◆ Exercise aim
Of the lines in the listing below, how many hold "that"? Answer with the number only.
— Start Source data —
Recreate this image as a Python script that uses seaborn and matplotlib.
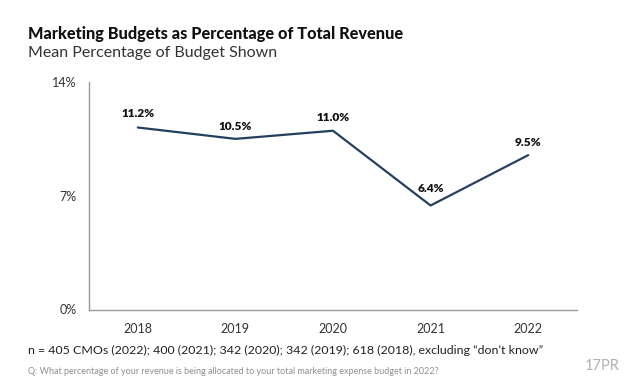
import matplotlib
matplotlib.use("Agg")
import matplotlib.pyplot as plt
import seaborn as sns
import pandas as pd

years = ["2018", "2019", "2020", "2021", "2022"]
values = [11.2, 10.5, 11.0, 6.4, 9.5]
labels = ["11.2%", "10.5%", "11.0%", "6.4%", "9.5%"]
yticks = [0, 7, 14]
ytick_labels = ["0%", "7%", "14%"]
title = "Marketing Budgets as Percentage of Total Revenue"
subtitle = "Mean Percentage of Budget Shown"
note = "n = 405 CMOs (2022); 400 (2021); 342 (2020); 342 (2019); 618 (2018), excluding \u201cdon\u2019t know\u201d"
question = "Q: What percentage of your revenue is being allocated to your total marketing expense budget in 2022?"

sns.set_style("white")
plt.rcParams['font.family'] = ['Lato', 'DejaVu Sans']
df = pd.DataFrame({"year": years, "value": values})
label_offsets = [5.8, 5.0, 5.5, 8.0, 4.8]

fig = plt.figure(figsize=(6.4, 3.92), dpi=100)
W, H = 640, 392
ax = fig.add_axes([89/W, 1-309.5/H, (577-89)/W, (309.5-82)/H])
sns.lineplot(data=df, x="year", y="value", ax=ax, color="#24405f", linewidth=1.6, sort=False)
ax.set_xlim(-0.5, 4.5)
ax.set_ylim(0, 14)
ax.set_yticks(yticks, ytick_labels)
ax.set_xlabel("")
ax.set_ylabel("")
ax.tick_params(axis="both", length=0, labelsize=9, colors="#333333")
ax.tick_params(axis="x", pad=10)
ax.tick_params(axis="y", pad=9)
ax.spines["top"].set_visible(False)
ax.spines["right"].set_visible(False)
for s in ("left", "bottom"):
    ax.spines[s].set_color("#9a9a9a")
    ax.spines[s].set_linewidth(1.0)
for i, (v, l) in enumerate(zip(values, labels)):
    ax.annotate(l, (i, v), xytext=(0, label_offsets[i]), textcoords="offset points", ha="center", va="bottom",
                fontsize=8.6, fontweight="heavy", color="#111111")
fig.text(28/W, 1-34/H, title, fontsize=11.7, fontweight="black", color="#111111", va="center")
fig.text(28/W, 1-53/H, subtitle, fontsize=11.5, color="#333333", va="center")
fig.text(28/W, 1-350/H, note, fontsize=8.9, color="#222222", va="center")
fig.text(28/W, 1-371/H, question, fontsize=6.5, color="#8f8f8f", va="center")
fig.text(602/W, 1-366/H, "17PR", fontsize=10.5, color="#b0b0b0", va="center", ha="center")
fig.savefig("out.png", dpi=100, facecolor="white")
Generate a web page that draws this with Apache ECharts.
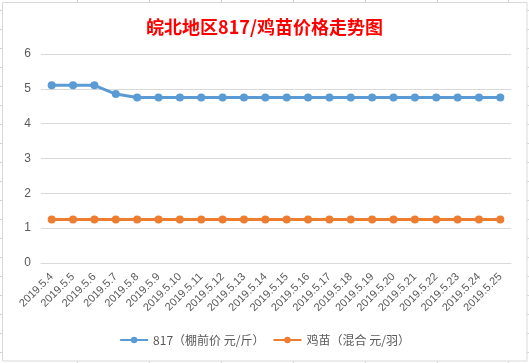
<!DOCTYPE html>
<html><head><meta charset="utf-8">
<script src="https://cdn.jsdelivr.net/npm/echarts@6/dist/echarts.min.js"></script>
<style>html,body{margin:0;padding:0;background:#fff}#c{width:529px;height:363px}</style>
</head><body><div id="c"></div>
<script>
const categories = ['2019.5.4','2019.5.5','2019.5.6','2019.5.7','2019.5.8','2019.5.9','2019.5.10','2019.5.11','2019.5.12','2019.5.13','2019.5.14','2019.5.15','2019.5.16','2019.5.17','2019.5.18','2019.5.19','2019.5.20','2019.5.21','2019.5.22','2019.5.23','2019.5.24','2019.5.25'];
const price817 = [5.1,5.1,5.1,4.85,4.75,4.75,4.75,4.75,4.75,4.75,4.75,4.75,4.75,4.75,4.75,4.75,4.75,4.75,4.75,4.75,4.75,4.75];
const chickPrice = [1.25,1.25,1.25,1.25,1.25,1.25,1.25,1.25,1.25,1.25,1.25,1.25,1.25,1.25,1.25,1.25,1.25,1.25,1.25,1.25,1.25,1.25];
const seriesNames = ['817（棚前价 元/斤）','鸡苗（混合 元/羽）'];
const titleText = '皖北地区817/鸡苗价格走势图';

// spreadsheet background decoration
const bg = [];
const sheetLine = {stroke:'#d4d4d4', lineWidth:1};
for (let y = 10.5; y < 363; y += 19) {
  bg.push({type:'line', silent:true, z:-10, shape:{x1:0,y1:y,x2:3,y2:y}, style:sheetLine});
  bg.push({type:'line', silent:true, z:-10, shape:{x1:527,y1:y,x2:529,y2:y}, style:sheetLine});
}
[77.5,149.5,221.5,293.5,365.5,437.5,508.5].forEach(x=>{
  bg.push({type:'line', silent:true, z:-10, shape:{x1:x,y1:0,x2:x,y2:3}, style:sheetLine});
  bg.push({type:'line', silent:true, z:-10, shape:{x1:x,y1:361,x2:x,y2:363}, style:sheetLine});
});
bg.push({type:'rect', silent:true, z:-9, shape:{x:2.5,y:2.5,width:524.5,height:358.5}, style:{fill:'#fff', stroke:'#d9d9d9', lineWidth:1}});

const chart = echarts.init(document.getElementById('c'), null, {renderer:'canvas'});
chart.setOption({
  animation:false,
  backgroundColor:'#fff',
  graphic: bg,
  title:{text:titleText, left:'center', top:13,
    textStyle:{color:'#ff0000', fontSize:18, fontWeight:'bold', fontFamily:'"Noto Sans CJK SC", sans-serif'}},
  grid:{left:41, right:18, top:54, bottom:100, containLabel:false},
  legend:{bottom:12, left:'center', itemWidth:28, itemHeight:8, itemGap:8,
    textStyle:{color:'#595959', fontSize:12, fontFamily:'"Noto Sans CJK SC", sans-serif'},
    data:seriesNames},
  xAxis:{type:'category', data:categories, boundaryGap:true,
    axisLine:{lineStyle:{color:'#d9d9d9'}}, axisTick:{show:false},
    axisLabel:{rotate:45, color:'#595959', fontSize:11, margin:12, interval:0, fontFamily:'"Liberation Sans", sans-serif'}},
  yAxis:{type:'value', min:0, max:6, interval:1,
    axisLine:{show:false}, axisTick:{show:false},
    axisLabel:{color:'#595959', fontSize:12, margin:10, fontFamily:'"Liberation Sans", sans-serif'},
    splitLine:{lineStyle:{color:'#d9d9d9'}}},
  series:[
    {name:seriesNames[0], type:'line', data:price817, symbol:'circle', symbolSize:8,
      lineStyle:{width:3, color:'#5b9bd5'}, itemStyle:{color:'#5b9bd5'}},
    {name:seriesNames[1], type:'line', data:chickPrice, symbol:'circle', symbolSize:8,
      lineStyle:{width:3, color:'#ed7d31'}, itemStyle:{color:'#ed7d31'}}
  ]
});
</script></body></html>
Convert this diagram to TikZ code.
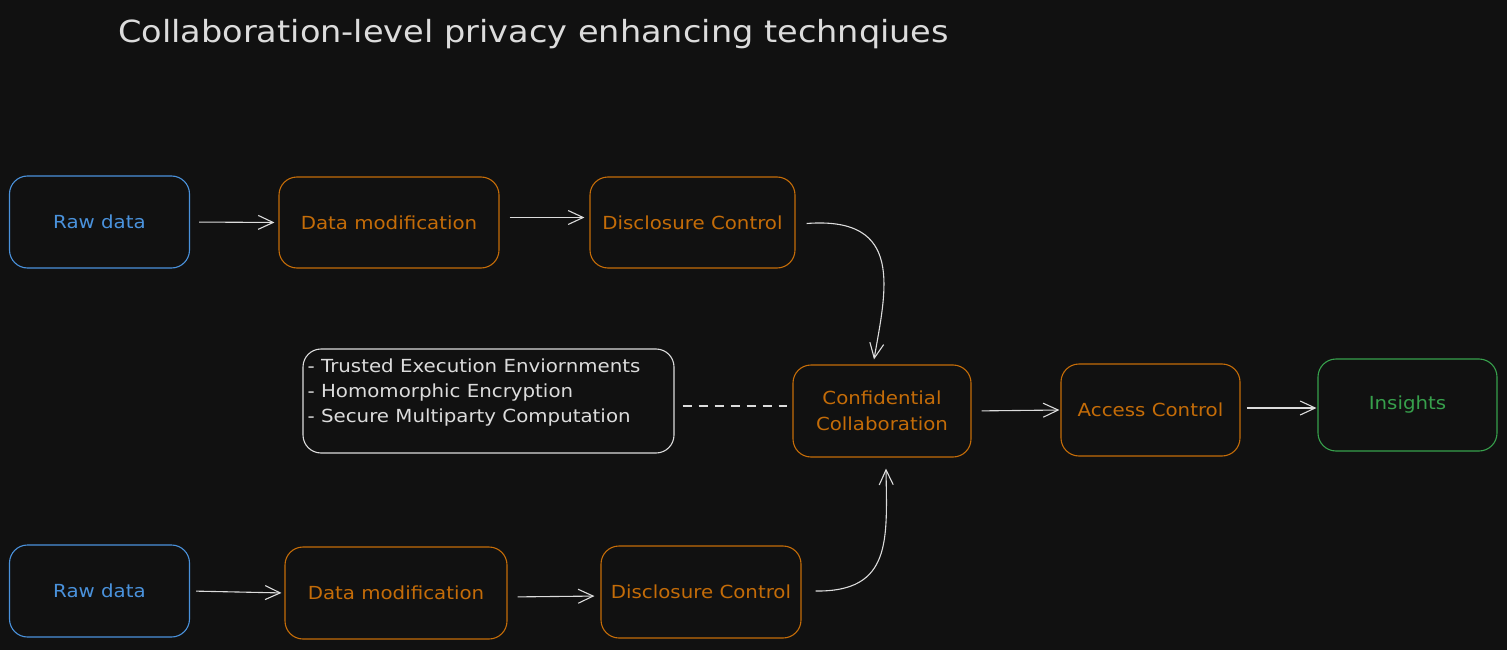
\documentclass[tikz,border=0pt]{standalone}
\usepackage{fontspec}
\setmainfont{DejaVu Sans}[FakeStretch=1.1]
\usetikzlibrary{arrows.meta}
\definecolor{bg}{HTML}{111111}
\definecolor{cblue}{HTML}{4A92DC}
\definecolor{corange}{HTML}{C46C08}
\definecolor{cgreen}{HTML}{37A04C}
\definecolor{cline}{HTML}{DCDCDC}
\begin{document}
\begin{tikzpicture}[x=1pt,y=-1pt,
  box/.style={draw=#1, text=#1, rounded corners=18pt, line width=1.1pt,
    font=\fontsize{18}{26}\selectfont, inner sep=0pt, align=center,
    minimum width=180pt, minimum height=92pt},
  arr/.style={draw=cline, line width=1.1pt,
    -{Straight Barb[length=15pt,width=14pt,line width=1.1pt]}},
  dashline/.style={draw=cline, line width=1.1pt, dash pattern=on 9pt off 7pt},
  listtxt/.style={text=cline, font=\fontsize{18}{25}\selectfont, align=left, inner sep=0pt}
]
\fill[bg] (0,0) rectangle (1507,650);
\useasboundingbox (0,0) rectangle (1507,650);

\node[anchor=base west, text=cline, font=\fontsize{30.5}{36}\selectfont, inner sep=0pt] (title) at (118,43) {Collaboration-level privacy enhancing technqiues};

% top row
\node[box=cblue] (raw1) at (99.5,222) {Raw data};
\node[box=corange, minimum width=220pt, minimum height=91pt] (dm1) at (389,222.5) {Data modification};
\node[box=corange, minimum width=205pt, minimum height=91pt] (dc1) at (692.5,222.5) {Disclosure Control};

% bottom row
\node[box=cblue] (raw2) at (99.5,591) {Raw data};
\node[box=corange, minimum width=222pt] (dm2) at (396,593) {Data modification};
\node[box=corange, minimum width=200pt] (dc2) at (701,592) {Disclosure Control};

% middle
\node[box=corange, minimum width=178pt] (cc) at (882,411) {Confidential\\Collaboration};
\node[box=corange, minimum width=179pt] (ac) at (1150.5,410) {Access Control};
\node[box=cgreen, minimum width=179pt] (ins) at (1407.5,405) {Insights};

\node[draw=cline, rounded corners=18pt, line width=1.1pt, minimum width=371pt, minimum height=104pt, inner sep=0pt] (tb) at (488.5,401) {};
\node[listtxt, anchor=north west] (tbtext) at ([shift={(5,10)}]tb.north west) {- Trusted Execution Enviornments\\- Homomorphic Encryption\\- Secure Multiparty Computation};

% connectors
\draw[arr, shorten <=9pt, shorten >=4pt] (raw1.east) -- (dm1.west);
\draw[arr, shorten <=10pt, shorten >=5pt] ([yshift=5pt]dm1.east) -- ([yshift=5pt]dc1.west);
\draw[arr] ([shift={(11,1)}]dc1.east) .. controls (905,216) and (886,290) .. ([shift={(-8,-5)}]cc.north);
\draw[dashline] ([shift={(8,5)}]tb.east) -- ([shift={(-5,-5)}]cc.west);
\draw[arr, shorten <=10pt, shorten >=1pt] (cc.east) -- (ac.west);
\draw[arr, shorten <=6pt, shorten >=1pt] ([yshift=2pt]ac.east) -- ([yshift=-3pt]ins.west);
\draw[arr, shorten <=6pt, shorten >=3pt] (raw2.east) -- (dm2.west);
\draw[arr, shorten <=10pt, shorten >=6pt] ([yshift=-4pt]dm2.east) -- ([yshift=-4pt]dc2.west);
\draw[arr] ([shift={(14,-1)}]dc2.east) .. controls (892,592) and (887,540) .. ([shift={(4,11)}]cc.south);
\end{tikzpicture}
\end{document}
— End Source data —
◆ The reply
2